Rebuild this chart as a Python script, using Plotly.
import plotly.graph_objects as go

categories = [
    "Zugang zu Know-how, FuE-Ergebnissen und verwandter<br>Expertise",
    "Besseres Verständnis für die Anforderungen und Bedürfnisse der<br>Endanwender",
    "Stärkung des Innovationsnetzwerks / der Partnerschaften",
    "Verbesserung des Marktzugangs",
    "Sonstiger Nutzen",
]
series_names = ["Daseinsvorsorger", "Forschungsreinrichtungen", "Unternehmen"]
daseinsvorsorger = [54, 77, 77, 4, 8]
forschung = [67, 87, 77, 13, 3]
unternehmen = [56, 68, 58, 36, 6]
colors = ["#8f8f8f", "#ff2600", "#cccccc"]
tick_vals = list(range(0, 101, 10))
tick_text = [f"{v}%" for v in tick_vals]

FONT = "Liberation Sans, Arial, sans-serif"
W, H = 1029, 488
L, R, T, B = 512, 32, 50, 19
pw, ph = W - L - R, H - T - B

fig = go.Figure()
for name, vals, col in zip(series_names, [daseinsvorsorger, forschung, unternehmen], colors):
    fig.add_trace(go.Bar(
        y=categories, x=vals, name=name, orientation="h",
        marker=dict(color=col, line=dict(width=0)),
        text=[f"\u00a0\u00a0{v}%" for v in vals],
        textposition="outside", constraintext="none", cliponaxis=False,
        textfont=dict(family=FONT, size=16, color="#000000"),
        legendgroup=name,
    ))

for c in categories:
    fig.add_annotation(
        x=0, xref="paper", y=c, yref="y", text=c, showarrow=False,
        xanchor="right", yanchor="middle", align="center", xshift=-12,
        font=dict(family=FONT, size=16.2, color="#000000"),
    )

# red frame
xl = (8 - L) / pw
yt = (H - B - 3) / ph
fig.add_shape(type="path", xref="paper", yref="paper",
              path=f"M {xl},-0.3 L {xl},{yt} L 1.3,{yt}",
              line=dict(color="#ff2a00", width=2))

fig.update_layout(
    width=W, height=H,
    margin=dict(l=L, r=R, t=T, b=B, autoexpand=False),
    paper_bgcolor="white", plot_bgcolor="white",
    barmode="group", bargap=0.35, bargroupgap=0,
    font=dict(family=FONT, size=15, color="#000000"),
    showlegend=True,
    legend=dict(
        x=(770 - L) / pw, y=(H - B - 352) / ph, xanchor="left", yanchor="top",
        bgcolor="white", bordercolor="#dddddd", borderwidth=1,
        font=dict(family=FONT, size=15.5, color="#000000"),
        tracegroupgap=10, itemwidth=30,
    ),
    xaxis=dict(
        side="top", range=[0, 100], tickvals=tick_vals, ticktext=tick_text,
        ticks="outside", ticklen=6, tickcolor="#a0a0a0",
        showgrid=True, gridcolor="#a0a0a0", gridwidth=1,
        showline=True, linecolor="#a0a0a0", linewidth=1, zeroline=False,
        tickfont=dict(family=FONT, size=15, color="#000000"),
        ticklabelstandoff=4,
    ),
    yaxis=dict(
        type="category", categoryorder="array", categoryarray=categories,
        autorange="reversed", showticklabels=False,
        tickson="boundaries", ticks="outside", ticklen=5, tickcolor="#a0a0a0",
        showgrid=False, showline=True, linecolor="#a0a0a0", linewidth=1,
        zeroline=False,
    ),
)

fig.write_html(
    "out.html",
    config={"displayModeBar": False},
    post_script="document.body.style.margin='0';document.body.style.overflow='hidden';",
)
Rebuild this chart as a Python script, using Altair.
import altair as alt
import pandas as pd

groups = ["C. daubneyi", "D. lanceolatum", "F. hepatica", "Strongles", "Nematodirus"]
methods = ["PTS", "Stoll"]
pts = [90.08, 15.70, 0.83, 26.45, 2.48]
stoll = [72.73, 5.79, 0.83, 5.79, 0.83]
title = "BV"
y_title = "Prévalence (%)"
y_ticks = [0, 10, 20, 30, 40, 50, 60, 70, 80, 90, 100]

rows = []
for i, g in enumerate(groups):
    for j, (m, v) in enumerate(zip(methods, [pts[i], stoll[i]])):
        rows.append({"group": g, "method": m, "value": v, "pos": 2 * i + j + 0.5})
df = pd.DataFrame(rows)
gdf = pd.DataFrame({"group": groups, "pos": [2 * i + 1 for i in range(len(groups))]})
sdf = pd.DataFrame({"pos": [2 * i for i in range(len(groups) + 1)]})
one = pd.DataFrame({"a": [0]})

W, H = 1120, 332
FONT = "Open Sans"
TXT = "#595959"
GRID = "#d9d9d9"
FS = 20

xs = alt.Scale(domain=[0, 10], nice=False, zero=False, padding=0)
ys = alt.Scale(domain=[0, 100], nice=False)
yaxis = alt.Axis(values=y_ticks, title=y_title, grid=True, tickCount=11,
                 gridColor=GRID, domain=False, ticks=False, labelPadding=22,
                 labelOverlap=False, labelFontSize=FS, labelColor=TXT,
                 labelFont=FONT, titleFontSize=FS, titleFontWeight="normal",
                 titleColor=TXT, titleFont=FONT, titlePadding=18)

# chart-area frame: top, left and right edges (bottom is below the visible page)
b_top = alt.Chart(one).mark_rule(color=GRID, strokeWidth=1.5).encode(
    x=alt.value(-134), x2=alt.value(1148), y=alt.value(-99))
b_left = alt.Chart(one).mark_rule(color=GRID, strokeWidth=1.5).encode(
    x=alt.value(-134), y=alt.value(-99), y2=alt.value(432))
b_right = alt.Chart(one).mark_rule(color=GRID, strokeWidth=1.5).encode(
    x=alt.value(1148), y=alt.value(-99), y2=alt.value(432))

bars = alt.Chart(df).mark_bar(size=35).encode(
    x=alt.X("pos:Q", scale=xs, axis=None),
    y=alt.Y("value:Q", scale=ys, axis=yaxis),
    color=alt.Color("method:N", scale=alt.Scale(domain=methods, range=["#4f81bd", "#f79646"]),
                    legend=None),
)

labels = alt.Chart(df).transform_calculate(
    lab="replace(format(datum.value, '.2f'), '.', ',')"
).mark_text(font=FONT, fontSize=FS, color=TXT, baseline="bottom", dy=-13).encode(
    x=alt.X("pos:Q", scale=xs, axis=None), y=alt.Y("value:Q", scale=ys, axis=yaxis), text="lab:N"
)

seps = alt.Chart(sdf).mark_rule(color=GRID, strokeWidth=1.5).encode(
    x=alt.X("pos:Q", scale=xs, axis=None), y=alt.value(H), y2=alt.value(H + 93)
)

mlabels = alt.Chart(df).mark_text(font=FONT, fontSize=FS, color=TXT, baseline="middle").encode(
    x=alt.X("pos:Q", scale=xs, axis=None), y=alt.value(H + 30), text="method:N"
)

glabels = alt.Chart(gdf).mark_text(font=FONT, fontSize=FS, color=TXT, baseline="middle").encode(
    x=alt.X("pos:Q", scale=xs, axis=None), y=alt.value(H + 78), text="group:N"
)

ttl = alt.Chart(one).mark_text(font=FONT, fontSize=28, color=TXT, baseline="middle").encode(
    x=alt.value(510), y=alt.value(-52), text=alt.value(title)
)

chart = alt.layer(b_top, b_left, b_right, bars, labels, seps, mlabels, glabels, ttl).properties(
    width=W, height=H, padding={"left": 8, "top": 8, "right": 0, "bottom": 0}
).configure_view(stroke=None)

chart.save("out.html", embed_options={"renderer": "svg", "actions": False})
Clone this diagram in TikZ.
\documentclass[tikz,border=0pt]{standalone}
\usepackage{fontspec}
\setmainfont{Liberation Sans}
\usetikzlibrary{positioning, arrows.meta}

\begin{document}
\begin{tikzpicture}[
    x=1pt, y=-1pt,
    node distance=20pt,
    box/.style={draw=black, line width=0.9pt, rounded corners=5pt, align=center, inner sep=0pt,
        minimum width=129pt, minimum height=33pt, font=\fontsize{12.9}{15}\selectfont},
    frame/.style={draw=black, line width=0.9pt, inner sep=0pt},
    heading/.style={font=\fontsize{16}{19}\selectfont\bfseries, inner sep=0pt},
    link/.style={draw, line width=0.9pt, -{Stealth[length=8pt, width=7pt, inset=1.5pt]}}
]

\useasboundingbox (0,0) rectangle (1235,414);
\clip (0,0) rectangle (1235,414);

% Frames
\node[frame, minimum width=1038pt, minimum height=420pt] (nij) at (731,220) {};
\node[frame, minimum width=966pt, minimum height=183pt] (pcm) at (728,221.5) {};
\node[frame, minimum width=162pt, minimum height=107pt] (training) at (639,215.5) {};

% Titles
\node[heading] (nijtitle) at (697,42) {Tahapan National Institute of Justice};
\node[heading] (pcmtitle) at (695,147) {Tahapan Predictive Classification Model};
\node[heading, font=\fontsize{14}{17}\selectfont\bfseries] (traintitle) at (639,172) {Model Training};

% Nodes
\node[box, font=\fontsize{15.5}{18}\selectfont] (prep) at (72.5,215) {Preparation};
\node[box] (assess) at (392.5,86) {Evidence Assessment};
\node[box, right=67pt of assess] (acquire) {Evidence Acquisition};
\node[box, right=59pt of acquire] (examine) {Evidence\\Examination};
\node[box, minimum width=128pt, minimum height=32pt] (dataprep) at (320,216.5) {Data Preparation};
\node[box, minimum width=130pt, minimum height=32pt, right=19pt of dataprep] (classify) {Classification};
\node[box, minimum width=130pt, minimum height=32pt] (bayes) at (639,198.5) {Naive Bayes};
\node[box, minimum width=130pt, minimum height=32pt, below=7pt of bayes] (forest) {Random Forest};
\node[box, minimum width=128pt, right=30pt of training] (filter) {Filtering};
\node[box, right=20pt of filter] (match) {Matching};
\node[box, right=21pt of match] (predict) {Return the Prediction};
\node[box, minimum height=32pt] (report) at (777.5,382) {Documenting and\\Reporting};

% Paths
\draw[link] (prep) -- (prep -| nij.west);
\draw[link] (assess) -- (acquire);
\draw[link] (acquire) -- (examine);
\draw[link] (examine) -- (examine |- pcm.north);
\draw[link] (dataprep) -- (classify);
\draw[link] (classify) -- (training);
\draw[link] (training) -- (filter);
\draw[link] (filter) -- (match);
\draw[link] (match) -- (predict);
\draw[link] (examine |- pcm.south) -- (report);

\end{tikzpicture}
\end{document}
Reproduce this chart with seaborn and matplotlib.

◆ Task directions
Transcribe the lines beginning at the one that contains "Rebuild this chart as a Python script, using Altair." and ending at the one that contains "x=alt.value(1148), y=alt.value(-99), y2=alt.value(432))", with nothing added or left out.

◆ Answer for this exercise
Rebuild this chart as a Python script, using Altair.
import altair as alt
import pandas as pd

groups = ["C. daubneyi", "D. lanceolatum", "F. hepatica", "Strongles", "Nematodirus"]
methods = ["PTS", "Stoll"]
pts = [90.08, 15.70, 0.83, 26.45, 2.48]
stoll = [72.73, 5.79, 0.83, 5.79, 0.83]
title = "BV"
y_title = "Prévalence (%)"
y_ticks = [0, 10, 20, 30, 40, 50, 60, 70, 80, 90, 100]

rows = []
for i, g in enumerate(groups):
    for j, (m, v) in enumerate(zip(methods, [pts[i], stoll[i]])):
        rows.append({"group": g, "method": m, "value": v, "pos": 2 * i + j + 0.5})
df = pd.DataFrame(rows)
gdf = pd.DataFrame({"group": groups, "pos": [2 * i + 1 for i in range(len(groups))]})
sdf = pd.DataFrame({"pos": [2 * i for i in range(len(groups) + 1)]})
one = pd.DataFrame({"a": [0]})

W, H = 1120, 332
FONT = "Open Sans"
TXT = "#595959"
GRID = "#d9d9d9"
FS = 20

xs = alt.Scale(domain=[0, 10], nice=False, zero=False, padding=0)
ys = alt.Scale(domain=[0, 100], nice=False)
yaxis = alt.Axis(values=y_ticks, title=y_title, grid=True, tickCount=11,
                 gridColor=GRID, domain=False, ticks=False, labelPadding=22,
                 labelOverlap=False, labelFontSize=FS, labelColor=TXT,
                 labelFont=FONT, titleFontSize=FS, titleFontWeight="normal",
                 titleColor=TXT, titleFont=FONT, titlePadding=18)

# chart-area frame: top, left and right edges (bottom is below the visible page)
b_top = alt.Chart(one).mark_rule(color=GRID, strokeWidth=1.5).encode(
    x=alt.value(-134), x2=alt.value(1148), y=alt.value(-99))
b_left = alt.Chart(one).mark_rule(color=GRID, strokeWidth=1.5).encode(
    x=alt.value(-134), y=alt.value(-99), y2=alt.value(432))
b_right = alt.Chart(one).mark_rule(color=GRID, strokeWidth=1.5).encode(
    x=alt.value(1148), y=alt.value(-99), y2=alt.value(432))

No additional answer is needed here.